Ingredients (serves 4):
- 4 large bell peppers (any color), tops sliced off and seeds removed
- 1 tbsp olive oil
- ½ lb Italian sausage (mild or spicy, casing removed)
- 1½ cups cauliflower rice (fresh or frozen)
- ½ small onion, diced
- 2 cloves garlic, minced
- ½ cup diced tomatoes (canned or fresh)
- 1 tsp Italian seasoning
- Salt and pepper, to taste
- 1 cup shredded mozzarella or provolone cheese
- 2 tbsp grated Parmesan cheese
- Optional: red pepper flakes, chopped parsley for garnish
Instructions:
- Preheat oven:
Preheat to 375°F (190°C). Lightly oil a baking dish. - Cook sausage:
In a skillet over medium heat, cook Italian sausage until browned, breaking it into crumbles. Transfer to a plate. - Sauté veggies:
In the same pan, heat olive oil and cook onion and garlic until soft (about 3 minutes).
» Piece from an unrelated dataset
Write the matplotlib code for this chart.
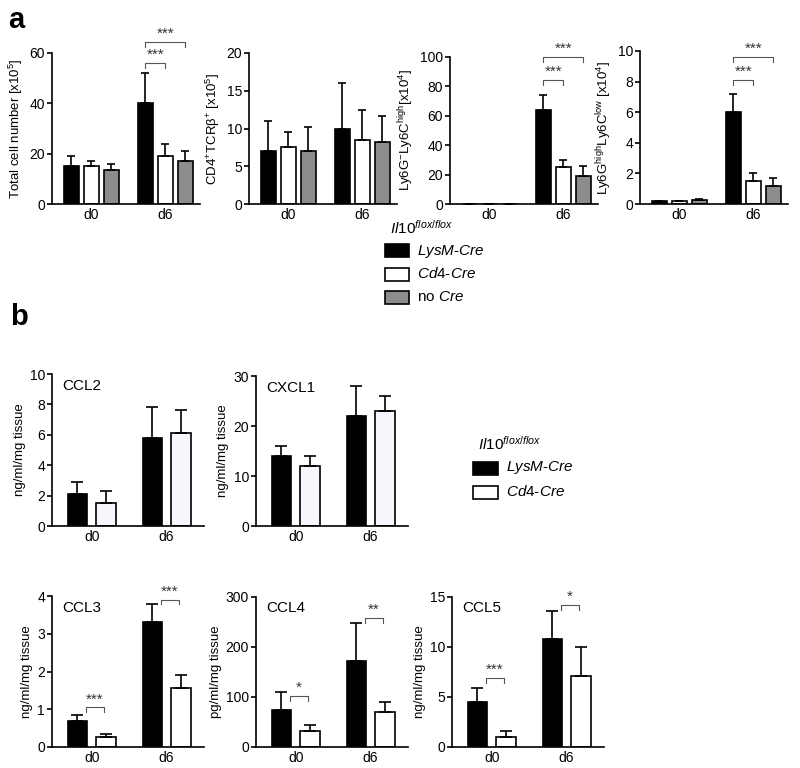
import numpy as np
import matplotlib
matplotlib.use("Agg")
import matplotlib.pyplot as plt
from matplotlib.patches import Rectangle

plt.rcParams["font.family"] = ["Liberation Sans", "DejaVu Sans"]
plt.rcParams["mathtext.fontset"] = "custom"
plt.rcParams["mathtext.rm"] = "Liberation Sans"
plt.rcParams["mathtext.it"] = "Liberation Sans:italic"
plt.rcParams["mathtext.bf"] = "Liberation Sans:bold"

W, H = 800, 768

# ---- data: panel a (LysM-Cre, Cd4-Cre, no Cre) ----
days = ["d0", "d6"]
a_labels = [
    "Total cell number [x10$^{5}$]",
    "CD4$^{+}$TCR\u03b2$^{+}$ [x10$^{5}$]",
    "Ly6G$^{-}$Ly6C$^{\\mathrm{high}}$[x10$^{4}$]",
    "Ly6G$^{\\mathrm{high}}$Ly6C$^{\\mathrm{low}}$ [x10$^{4}$]",
]
a_ymax = [60, 20, 100, 10]
a_ystep = [20, 5, 20, 2]
a_lysm = [[15, 40], [7, 10], [0.3, 64], [0.2, 6]]
a_lysm_err = [[4, 12], [4, 6], [0, 10], [0, 1.2]]
a_cd4 = [[15, 19], [7.5, 8.5], [0.3, 25], [0.2, 1.5]]
a_cd4_err = [[2, 5], [2, 4], [0, 5], [0, 0.5]]
a_nocre = [[13.5, 17], [7, 8.2], [0.3, 19], [0.25, 1.2]]
a_nocre_err = [[2.5, 4], [3.2, 3.5], [0, 7], [0.05, 0.5]]
# significance at d6: (narrow bracket y, wide bracket y)
a_sig = [(56, 64.5), None, (84.5, 100), (8.1, 9.6)]

# ---- data: panel b (LysM-Cre, Cd4-Cre) ----
b_names = ["CCL2", "CXCL1", "CCL3", "CCL4", "CCL5"]
b_units = ["ng/ml/mg tissue", "ng/ml/mg tissue", "ng/ml/mg tissue",
           "pg/ml/mg tissue", "ng/ml/mg tissue"]
b_ymax = [10, 30, 4, 300, 15]
b_ystep = [2, 10, 1, 100, 5]
b_lysm = [[2.1, 5.8], [14, 22], [0.7, 3.32], [75, 173], [4.5, 10.8]]
b_lysm_err = [[0.8, 2.0], [2, 6], [0.15, 0.47], [35, 75], [1.4, 2.8]]
b_cd4 = [[1.5, 6.1], [12, 23], [0.27, 1.57], [33, 71], [1.0, 7.1]]
b_cd4_err = [[0.8, 1.5], [2, 3], [0.07, 0.35], [12, 20], [0.6, 2.9]]
b_sig = [None, None,
         [("***", 1.05), ("***", 3.9)],
         [("*", 102), ("**", 258)],
         [("***", 6.9), ("*", 14.2)]]

BLACK, WHITE, GRAY = "black", "white", "#8c8c8c"


def box(l, t, r, b):
    return [l / W, 1 - b / H, (r - l) / W, (b - t) / H]


def style(ax, ymax, step, xlim):
    ax.set_ylim(0, ymax)
    ax.set_yticks(np.arange(0, ymax + step / 2, step))
    ax.set_xlim(*xlim)
    ax.set_xticks([0, 1])
    ax.set_xticklabels(days, fontsize=10)
    ax.spines["top"].set_visible(False)
    ax.spines["right"].set_visible(False)
    for s in ("left", "bottom"):
        ax.spines[s].set_linewidth(1.2)
    ax.tick_params(axis="y", length=3.5, width=1.2, labelsize=10, pad=1.5)
    ax.tick_params(axis="x", length=0, pad=3)


def bracket(ax, x1, x2, y, txt, h):
    ax.plot([x1, x1, x2, x2], [y - h, y, y, y - h], color="#555555",
            lw=0.8, clip_on=False)
    ax.text((x1 + x2) / 2, y + h * 0.2, txt, ha="center", va="bottom",
            fontsize=11, color="#333333", clip_on=False)


fig = plt.figure(figsize=(W / 100, H / 100), dpi=100)

# ---- panel a ----
a_left = [52, 249, 450, 640]
a_top = [53, 53, 57, 51]
x = np.arange(2)
off, bw = 0.27, 0.2
for i in range(4):
    ax = fig.add_axes(box(a_left[i], a_top[i], a_left[i] + 148, 204))
    series = [(a_lysm[i], a_lysm_err[i], BLACK),
              (a_cd4[i], a_cd4_err[i], WHITE),
              (a_nocre[i], a_nocre_err[i], GRAY)]
    for k, (vals, errs, col) in enumerate(series):
        pos = x + (k - 1) * off
        ax.bar(pos, vals, bw, color=col, edgecolor="black", linewidth=1.2,
               zorder=2)
        ax.errorbar(pos, vals, yerr=[np.zeros(2), errs], fmt="none",
                    ecolor="black", elinewidth=1.2, capsize=3, capthick=1.2,
                    zorder=3)
    style(ax, a_ymax[i], a_ystep[i], (-0.53, 1.47))
    ax.set_ylabel(a_labels[i], fontsize=9.5, labelpad=3)
    if a_sig[i]:
        h = a_ymax[i] * 0.035
        bracket(ax, 1 - off, 1.0, a_sig[i][0], "***", h)
        bracket(ax, 1 - off, 1 + off, a_sig[i][1], "***", h)

fig.text(8 / W, 1 - 28 / H, "a", fontsize=21, fontweight="bold")
fig.text(10 / W, 1 - 325 / H, "b", fontsize=21, fontweight="bold")

# ---- panel b ----
b_box = [(52, 374, 526), (256, 376, 526), (52, 596, 747),
         (256, 597, 747), (452, 597, 747)]
offb, bwb = 0.19, 0.26
for i in range(5):
    l, t, b = b_box[i]
    ax = fig.add_axes(box(l, t, l + 152, b))
    wcol = "#f5f7fd" if i < 2 else WHITE
    for k, (vals, errs, col) in enumerate([(b_lysm[i], b_lysm_err[i], BLACK),
                                           (b_cd4[i], b_cd4_err[i], wcol)]):
        pos = x + (k - 0.5) * 2 * offb
        ax.bar(pos, vals, bwb, color=col, edgecolor="black", linewidth=1.2,
               zorder=2)
        ax.errorbar(pos, vals, yerr=[np.zeros(2), errs], fmt="none",
                    ecolor="black", elinewidth=1.2, capsize=4.2, capthick=1.2,
                    zorder=3)
    style(ax, b_ymax[i], b_ystep[i], (-0.53, 1.5))
    ax.set_ylabel(b_units[i], fontsize=9.5, labelpad=3)
    ax.text(0.07, 0.97, b_names[i], transform=ax.transAxes, fontsize=11,
            va="top", ha="left")
    if b_sig[i]:
        h = b_ymax[i] * 0.03
        for g, (txt, yv) in enumerate(b_sig[i]):
            bracket(ax, g - 0.07, g + 0.16, yv, txt, h)


def legend(x0, y0, title, entries, pw, ph, gap):
    fig.text(x0 + 5 / W, 1 - y0 / H, title, fontsize=11, va="center")
    for j, (lab, col) in enumerate(entries):
        yc = y0 + (j + 1) * gap
        fig.add_artist(Rectangle((x0, 1 - (yc + ph / 2) / H), pw / W, ph / H,
                                 facecolor=col, edgecolor="black",
                                 linewidth=1.2, transform=fig.transFigure))
        fig.text(x0 + (pw + 8) / W, 1 - yc / H, lab, fontsize=11,
                 va="center")


title = "$\\mathit{Il10}^{\\mathit{flox/flox}}$"
legend(385 / W, 228, title,
       [("$\\mathit{LysM}$-$\\mathit{Cre}$", BLACK),
        ("$\\mathit{Cd4}$-$\\mathit{Cre}$", WHITE),
        ("no $\\mathit{Cre}$", GRAY)], 24, 13, 23)
legend(473 / W, 444, title,
       [("$\\mathit{LysM}$-$\\mathit{Cre}$", BLACK),
        ("$\\mathit{Cd4}$-$\\mathit{Cre}$", WHITE)], 25, 13, 24)

fig.savefig("out.png", dpi=100)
Add cauliflower rice and cook for 5 minutes until tender. - Combine filling:
Return sausage to the skillet. Stir in diced tomatoes, Italian seasoning, salt, and pepper. Remove from heat. Mix in half the shredded cheese. - Stuff peppers:
Place peppers upright in the baking dish. Spoon the sausage mixture evenly into each one. Top with remaining cheese and sprinkle Parmesan on top. - Bake:
Cover loosely with foil and bake for 30 minutes. Remove foil and bake uncovered for another 10–15 minutes until cheese is golden and bubbly. - Serve:
Garnish with chopped parsley or chili flakes if desired. Serve hot!
Tips:
- Use ground turkey or beef instead of sausage for a leaner version.
- Pre-roast the peppers for 10 minutes for an even softer texture.
- Store leftovers in the fridge for up to 3 days — they reheat beautifully.